**What needs to be done**
Retype only the lines running from the line that contains "Write the React, TypeScript" to the line that contains "0.237, 0.237, 0.236];", inclusive, and leave the pictures behind.

**Records for the task**
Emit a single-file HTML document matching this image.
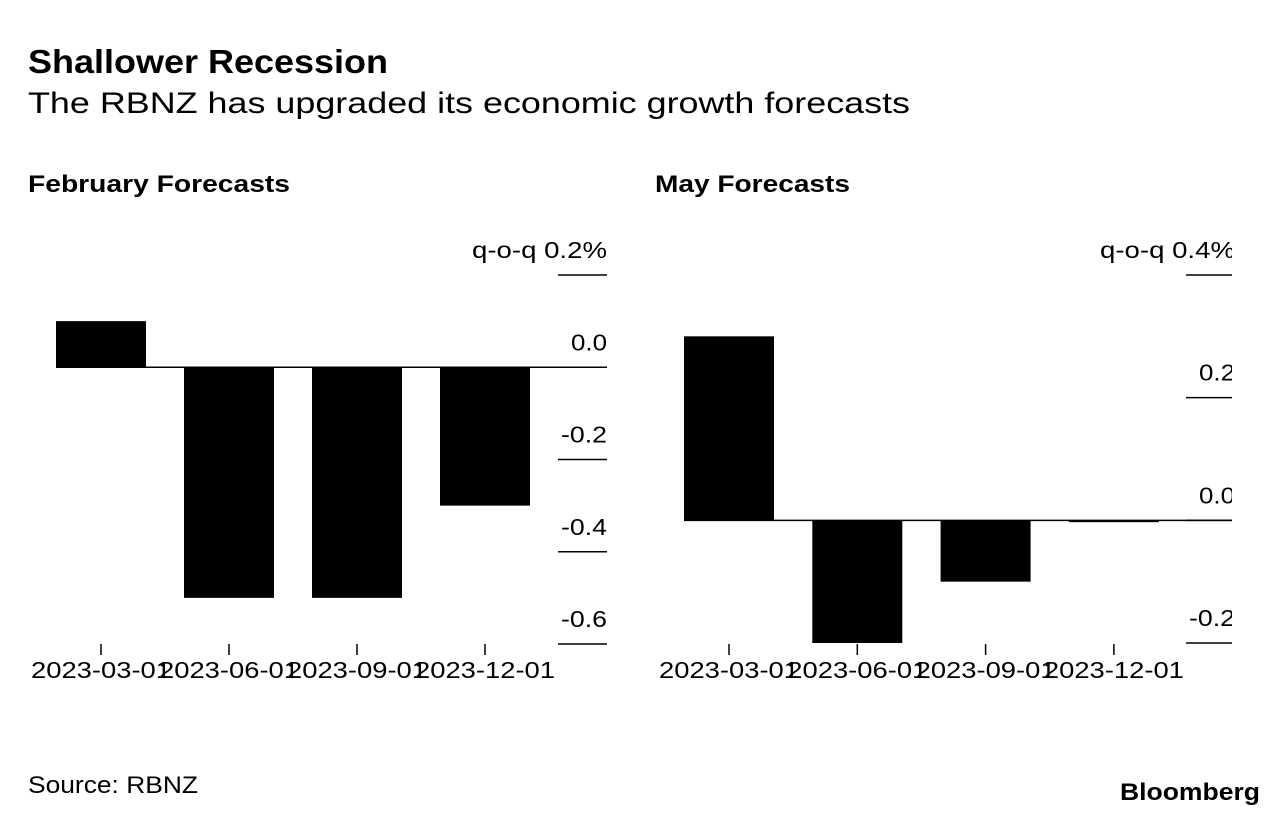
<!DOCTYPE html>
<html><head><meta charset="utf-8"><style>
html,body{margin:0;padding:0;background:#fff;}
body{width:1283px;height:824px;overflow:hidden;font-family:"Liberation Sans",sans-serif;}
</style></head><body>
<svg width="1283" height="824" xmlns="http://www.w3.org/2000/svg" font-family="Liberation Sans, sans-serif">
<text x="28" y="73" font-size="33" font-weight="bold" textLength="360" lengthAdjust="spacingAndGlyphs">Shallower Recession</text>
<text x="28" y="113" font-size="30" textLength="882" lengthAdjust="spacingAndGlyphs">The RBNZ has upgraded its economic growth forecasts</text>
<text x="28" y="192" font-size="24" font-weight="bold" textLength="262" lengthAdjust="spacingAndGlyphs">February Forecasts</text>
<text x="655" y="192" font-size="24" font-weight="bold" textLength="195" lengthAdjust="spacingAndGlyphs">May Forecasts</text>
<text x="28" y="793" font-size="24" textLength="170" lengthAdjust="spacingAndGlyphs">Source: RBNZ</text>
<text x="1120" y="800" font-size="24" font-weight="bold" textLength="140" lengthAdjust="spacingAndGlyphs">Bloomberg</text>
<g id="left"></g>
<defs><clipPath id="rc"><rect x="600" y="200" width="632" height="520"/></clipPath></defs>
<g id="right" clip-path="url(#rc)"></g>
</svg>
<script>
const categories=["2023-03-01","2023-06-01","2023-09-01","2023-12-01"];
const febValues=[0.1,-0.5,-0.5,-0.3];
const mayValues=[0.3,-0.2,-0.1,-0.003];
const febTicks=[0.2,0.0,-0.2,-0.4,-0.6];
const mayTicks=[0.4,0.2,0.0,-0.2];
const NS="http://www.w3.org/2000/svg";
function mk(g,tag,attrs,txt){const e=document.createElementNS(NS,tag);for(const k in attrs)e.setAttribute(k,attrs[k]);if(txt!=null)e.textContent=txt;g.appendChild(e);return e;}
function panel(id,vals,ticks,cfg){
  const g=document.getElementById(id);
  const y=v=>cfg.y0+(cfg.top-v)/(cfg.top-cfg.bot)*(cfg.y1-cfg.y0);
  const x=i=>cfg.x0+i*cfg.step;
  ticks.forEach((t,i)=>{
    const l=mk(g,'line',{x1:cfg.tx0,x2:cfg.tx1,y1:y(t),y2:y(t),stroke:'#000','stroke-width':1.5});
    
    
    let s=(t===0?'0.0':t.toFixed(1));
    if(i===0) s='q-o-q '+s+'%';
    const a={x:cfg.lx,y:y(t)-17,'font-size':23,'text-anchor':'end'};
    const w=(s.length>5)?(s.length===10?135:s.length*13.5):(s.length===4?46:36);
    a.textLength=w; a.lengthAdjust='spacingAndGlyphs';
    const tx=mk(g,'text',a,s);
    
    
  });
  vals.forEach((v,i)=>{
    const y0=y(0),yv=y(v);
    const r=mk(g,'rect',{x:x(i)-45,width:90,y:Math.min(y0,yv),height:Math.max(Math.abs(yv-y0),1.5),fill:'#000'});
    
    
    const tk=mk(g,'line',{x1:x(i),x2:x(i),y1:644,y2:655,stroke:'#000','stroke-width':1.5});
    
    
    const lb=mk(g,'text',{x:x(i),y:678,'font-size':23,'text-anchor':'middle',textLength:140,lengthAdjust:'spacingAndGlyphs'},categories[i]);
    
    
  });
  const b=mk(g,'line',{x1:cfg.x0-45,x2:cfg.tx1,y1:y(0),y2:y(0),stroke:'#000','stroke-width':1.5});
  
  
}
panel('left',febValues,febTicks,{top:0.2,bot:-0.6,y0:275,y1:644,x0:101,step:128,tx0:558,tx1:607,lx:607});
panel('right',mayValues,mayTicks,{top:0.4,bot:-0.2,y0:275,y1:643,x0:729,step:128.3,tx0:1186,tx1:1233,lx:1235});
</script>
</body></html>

==

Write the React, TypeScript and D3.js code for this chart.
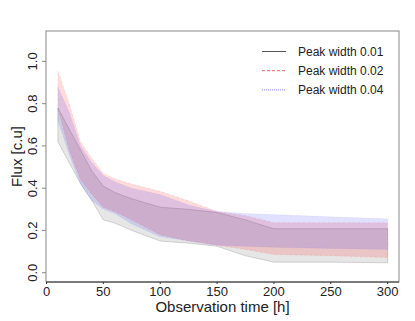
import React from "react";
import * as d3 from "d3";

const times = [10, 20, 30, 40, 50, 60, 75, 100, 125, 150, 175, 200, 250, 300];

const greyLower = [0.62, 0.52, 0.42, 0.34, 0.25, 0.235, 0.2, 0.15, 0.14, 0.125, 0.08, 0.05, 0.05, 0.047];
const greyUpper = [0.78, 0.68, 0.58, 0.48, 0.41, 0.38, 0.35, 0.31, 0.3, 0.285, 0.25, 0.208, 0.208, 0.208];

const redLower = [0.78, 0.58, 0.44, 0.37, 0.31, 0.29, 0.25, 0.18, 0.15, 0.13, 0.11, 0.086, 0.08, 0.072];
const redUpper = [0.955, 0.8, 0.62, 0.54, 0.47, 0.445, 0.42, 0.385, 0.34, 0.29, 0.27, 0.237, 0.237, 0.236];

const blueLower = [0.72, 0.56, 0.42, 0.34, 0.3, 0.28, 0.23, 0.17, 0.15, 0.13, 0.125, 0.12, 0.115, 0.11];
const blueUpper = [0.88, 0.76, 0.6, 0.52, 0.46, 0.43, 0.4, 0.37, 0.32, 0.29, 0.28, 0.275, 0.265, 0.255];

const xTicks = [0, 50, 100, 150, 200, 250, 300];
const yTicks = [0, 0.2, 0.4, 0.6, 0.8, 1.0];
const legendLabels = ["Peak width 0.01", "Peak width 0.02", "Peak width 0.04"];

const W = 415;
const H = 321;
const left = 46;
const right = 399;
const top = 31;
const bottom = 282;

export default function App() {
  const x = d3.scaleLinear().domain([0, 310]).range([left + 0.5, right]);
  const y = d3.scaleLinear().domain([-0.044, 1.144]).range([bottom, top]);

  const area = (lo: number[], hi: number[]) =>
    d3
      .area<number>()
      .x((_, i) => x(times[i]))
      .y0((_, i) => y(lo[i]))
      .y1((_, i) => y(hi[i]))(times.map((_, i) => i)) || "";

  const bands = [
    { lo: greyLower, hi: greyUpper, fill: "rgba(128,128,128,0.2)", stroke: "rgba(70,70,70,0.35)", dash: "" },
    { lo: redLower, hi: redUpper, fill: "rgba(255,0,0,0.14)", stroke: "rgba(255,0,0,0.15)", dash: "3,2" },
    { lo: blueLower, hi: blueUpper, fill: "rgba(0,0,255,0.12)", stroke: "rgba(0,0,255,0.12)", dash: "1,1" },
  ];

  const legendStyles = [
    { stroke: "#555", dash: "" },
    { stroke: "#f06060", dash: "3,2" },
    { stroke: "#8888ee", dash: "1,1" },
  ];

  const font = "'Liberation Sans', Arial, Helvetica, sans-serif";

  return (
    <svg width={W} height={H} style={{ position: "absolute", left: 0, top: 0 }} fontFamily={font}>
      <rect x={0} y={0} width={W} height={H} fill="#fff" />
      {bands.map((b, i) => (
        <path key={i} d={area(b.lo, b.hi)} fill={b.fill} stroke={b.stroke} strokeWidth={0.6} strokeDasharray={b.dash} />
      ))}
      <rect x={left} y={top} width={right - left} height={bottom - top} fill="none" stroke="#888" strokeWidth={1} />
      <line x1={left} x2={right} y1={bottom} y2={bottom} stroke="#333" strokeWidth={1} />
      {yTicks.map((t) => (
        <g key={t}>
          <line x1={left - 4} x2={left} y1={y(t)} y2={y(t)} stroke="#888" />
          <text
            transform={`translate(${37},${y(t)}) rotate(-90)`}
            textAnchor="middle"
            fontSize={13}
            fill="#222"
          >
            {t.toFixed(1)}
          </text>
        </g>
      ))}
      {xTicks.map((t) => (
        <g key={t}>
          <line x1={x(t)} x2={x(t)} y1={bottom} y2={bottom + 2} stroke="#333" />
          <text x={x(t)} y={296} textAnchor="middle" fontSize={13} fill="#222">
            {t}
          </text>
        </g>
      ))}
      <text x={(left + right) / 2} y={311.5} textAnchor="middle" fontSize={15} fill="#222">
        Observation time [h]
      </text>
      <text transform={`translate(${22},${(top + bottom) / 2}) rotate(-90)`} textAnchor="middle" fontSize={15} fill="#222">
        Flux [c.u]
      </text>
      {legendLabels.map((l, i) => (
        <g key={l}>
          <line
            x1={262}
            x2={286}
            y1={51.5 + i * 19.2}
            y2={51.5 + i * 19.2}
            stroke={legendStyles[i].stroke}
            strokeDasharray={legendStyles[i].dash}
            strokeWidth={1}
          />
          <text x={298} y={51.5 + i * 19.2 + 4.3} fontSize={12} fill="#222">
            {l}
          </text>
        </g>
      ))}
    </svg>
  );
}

**Problem solution**
Write the React, TypeScript and D3.js code for this chart.
import React from "react";
import * as d3 from "d3";

const times = [10, 20, 30, 40, 50, 60, 75, 100, 125, 150, 175, 200, 250, 300];

const greyLower = [0.62, 0.52, 0.42, 0.34, 0.25, 0.235, 0.2, 0.15, 0.14, 0.125, 0.08, 0.05, 0.05, 0.047];
const greyUpper = [0.78, 0.68, 0.58, 0.48, 0.41, 0.38, 0.35, 0.31, 0.3, 0.285, 0.25, 0.208, 0.208, 0.208];

const redLower = [0.78, 0.58, 0.44, 0.37, 0.31, 0.29, 0.25, 0.18, 0.15, 0.13, 0.11, 0.086, 0.08, 0.072];
const redUpper = [0.955, 0.8, 0.62, 0.54, 0.47, 0.445, 0.42, 0.385, 0.34, 0.29, 0.27, 0.237, 0.237, 0.236];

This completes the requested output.